Formlabs announced today the release of the Form 1, their “prosumer” desktop printer that uses stereolithograpy to produce highly detailed models.
“The Form 1 marries high-end stereolithography (SL) technology and a seamless user experience at a price affordable to the professional designer, engineer and maker.”
A common complaint of current desktop printers like Makerbot, Ultimaker, and RepRap that use FDM extrusion technology, is that the print quality is too low. The Form 1 tackles this head on and the high quality results speak for themselves. Another printer in the “at home” printing market is great news for consumers too. The Form 1 promises to be “An end-to-end package. Printer, software, and post-processing kit that just works. Right out of the box.”
The price is affordable though the regular retail price has not been announced. At $2499 it is comparable to the price of the Replicator 2.
They have a kickstarter campaign to manage pre-sales and generate funds to ramp up production. The machines are selling fast! They have reached their goal of 100K in 2.5 hours.
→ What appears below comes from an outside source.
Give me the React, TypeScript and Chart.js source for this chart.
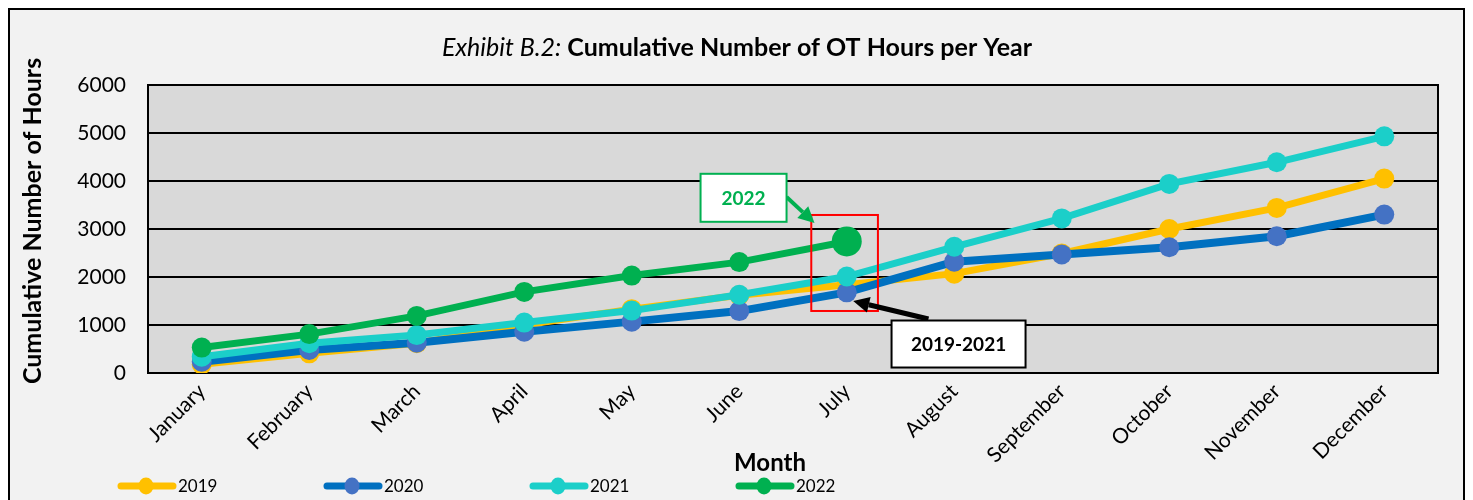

Formlabs is a Boston-based start-up founded by a trio of MIT grads with impressive backers like Eric Schmidt and Mitch Kapor. They’ve also enlisted Dragon Innovation, a manufacturing consultancy, to assist with the production of the printers and hopefully avoid the kinds of hurdles we’ve seen other successful kickstarter campaigns face.
Nice work guys. I’m excited to see the results!
1 Comment
Ah, good, a real 3d printer. The thousandth-of-an-inch barrier has been broken. Yay!